Vietnam firm on auto industry development plan
Vietnam firm on auto industry development plan
Despite calls for a rethink of a controversial automotive industry development plan, the Government of Vietnam has shown no sign of swaying as new incentives are being drafted to keep the plan afloat.
The Ministry of Finance is drafting a law designed to provide a slew of new tax incentives for operational and new auto projects in a fresh bid to develop the auto industry into a strong one.
Under the draft law which amends some provisions in a range of laws on taxes, auto enterprises could enjoy a corporate income tax rate of 10% for 15 years plus a tax exemption in the first four years and a tax reduction of 50% in nine following years.
The tax incentives would go to manufacturers of priority cars if they meet requirements for capital, employment and capital disbursement as well as new projects which produce key parts like engines and gearboxes.
The ministry explained such revisions aim to ensure the incentives for enterprises in the industry will be in line with the Investment Law and Vietnam’s commitments to the trade agreements signed with foreign partners.
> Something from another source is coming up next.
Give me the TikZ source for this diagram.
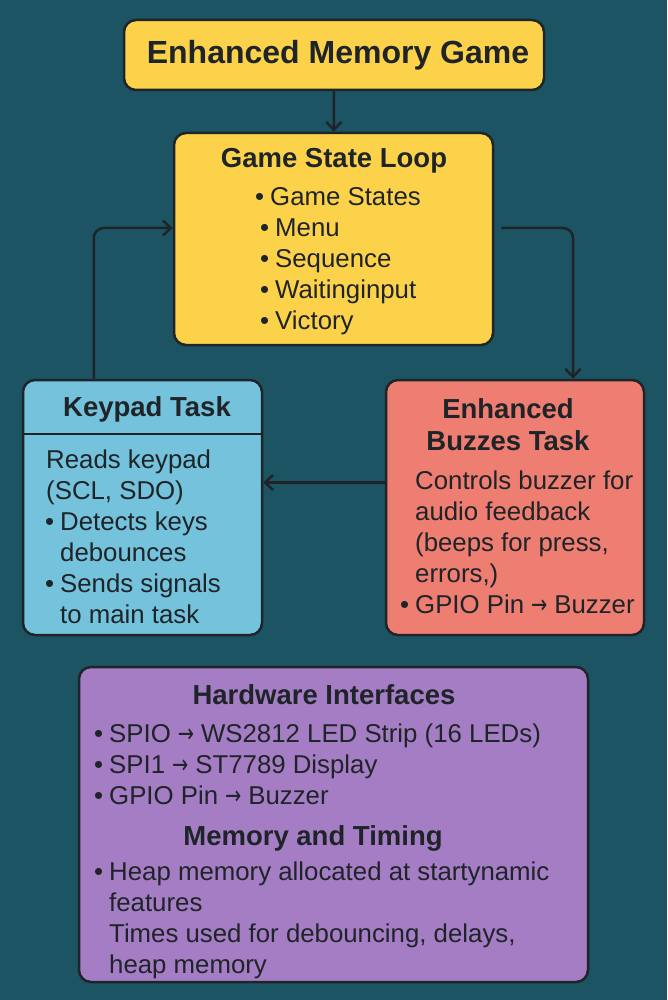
\documentclass[tikz,border=0pt]{standalone}
\usepackage{fontspec}
\setmainfont{Liberation Sans}
\newfontfamily\arrowfont{DejaVu Sans}
\usetikzlibrary{arrows.meta,positioning}
\definecolor{TealFondo}{RGB}{28,84,100}
\definecolor{InkDark}{RGB}{30,36,39}
\definecolor{YellowLoop}{RGB}{253,210,75}
\definecolor{BlueKeypad}{RGB}{116,194,220}
\definecolor{RedBuzzer}{RGB}{238,125,114}
\definecolor{PurpleHw}{RGB}{165,125,196}
\newcommand{\bodyfont}{\fontsize{25.8}{31}\selectfont}
\newcommand{\headfont}{\bfseries\fontsize{27.5}{32}\selectfont}
\newcommand{\bul}{\llap{\textbullet\hspace{6pt}}}
\newcommand{\arr}{\hspace{7pt}\scalebox{0.75}[1]{\arrowfont →}\hspace{7pt}}

\begin{document}
\begin{tikzpicture}[x=1pt,y=-1pt,>={Straight Barb[length=8pt,width=15pt]},
  box/.style={draw=InkDark,line width=2.5pt,rounded corners=12pt,inner sep=0pt},
  link/.style={->,line width=2.5pt,InkDark,rounded corners=10pt},
  txt/.style={anchor=west,align=left,inner sep=0pt,font=\bodyfont,text=InkDark},
  head/.style={align=center,inner sep=0pt,font=\headfont,text=InkDark}]
  \fill[TealFondo] (0,0) rectangle (667,1000);

  \node[box,fill=YellowLoop,minimum width=420pt,minimum height=70pt,
    font=\bfseries\fontsize{32}{36}\selectfont,text=InkDark] (title) at (334,55) {\hspace*{8pt}Enhanced Memory Game};

  \node[box,fill=YellowLoop,minimum width=319pt,minimum height=212pt] (loop) at (333.5,239) {};
  \node[head] (loophead) at (334,161) {Game State Loop};
  \node[txt] (looptxt) at (270,261) {\bul Game States\\
    \hspace*{5pt}\bul Menu\\
    \hspace*{5pt}\bul Sequence\\
    \hspace*{5pt}\bul Waitinginput\\
    \hspace*{5pt}\bul Victory};

  \node[box,fill=BlueKeypad,minimum width=239pt,minimum height=255pt] (keypad) at (142.5,507.5) {};
  \draw[InkDark,line width=2.5pt] ([yshift=-55pt]keypad.north west) -- ([yshift=-55pt]keypad.north east);
  \node[head] (keypadhead) at (147,409) {Keypad Task};
  \node[txt] (keypadtxt) at (46,537) {Reads keypad\\
    (SCL, SDO)\\
    \hspace*{14pt}\bul Detects keys\\
    \hspace*{14pt}debounces\\
    \hspace*{14pt}\bul Sends signals\\
    \hspace*{14pt}to main task};

  \node[box,fill=RedBuzzer,minimum width=258pt,minimum height=255pt] (buzzer) at (515,507.5) {};
  \node[head] (buzzerhead) at (508,425) {Enhanced\\Buzzes Task};
  \node[txt] (buzzertxt) at (415,542) {Controls buzzer for\\
    audio feedback\\
    (beeps for press,\\
    errors,)\\
    \bul GPIO Pin\arr Buzzer};

  \node[box,fill=PurpleHw,minimum width=509pt,minimum height=315pt] (hardware) at (333.5,824.5) {};
  \node[head] (hwhead) at (324,695) {Hardware Interfaces};
  \node[txt] (hwtxt) at (109,764) {\bul SPIO\arr WS2812 LED Strip (16 LEDs)\\
    \bul SPI1\arr ST7789 Display\\
    \bul GPIO Pin\arr Buzzer};
  \node[head] (memhead) at (313,838) {Memory and Timing};
  \node[txt] (memtxt) at (109,920) {\bul Heap memory allocated at startynamic\\
    features\\
    Times used for debouncing, delays,\\
    heap memory};

  \draw[link] (title) -- (loop);
  \draw[link] ([xshift=72pt]keypad.north west) |- ([yshift=11pt]loop.west);
  \draw[link,shorten <=7pt] ([yshift=11pt]loop.east) -| ([xshift=58pt]buzzer.north);
  \draw[link] ([yshift=25pt]buzzer.west) -- ([yshift=25pt]keypad.east);
\end{tikzpicture}
\end{document}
The ministry added amendments to some regulations on corporate income tax and special consumption tax as required by the Prime Minister.
On July 18, the Government office said the PM assigned the Ministry of Finance to coordinate with the Ministry of Industry and Trade and relevant agencies to revise special consumption and corporation income tax policies for auto projects and pass them to the National Assembly at the tenth session.
As for special consumption tax, low rates would be applied to priority cars but high rates would be imposed on cars that are fuel-consuming, of large , have engine capacity of over three liters and high levels of emissions.
According to the Ministry of Finance, import tariffs on autos from ASEAN countries will be lowered to 0-5% in 2018 and tariffs on auto parts imported from Japan and South Korea will be 20-25%.
To encourage the use of fuel-efficient cars, ASEAN countries will levy low special consumption tax rates on autos with small engine capacities and those using clean energy. The average tax is 15-30% for autos with engine capacity of two liters but the tax is very high for those with engine capacity of over three liters such as 125% in Indonesia, 105% in Malaysia and 90% in Laos.
As per the Prime Minister’s instruction and tax rates in ASEAN countries, the finance ministry said special consumption tax amendments and corporate income tax incentives are urgent to back the development of the auto industry.
According to the ministry, Vietnam should focus on manufacturing compact, fuel-saving cars and those suitable for domestic roads and people’s incomes, and promoting projects producing important auto parts.
The draft law amends and supplements seven laws on taxes, including corporate income tax, personal income tax, value-added tax, special consumption tax, tax on use of non-agricultural land, environmental protection tax and tax management.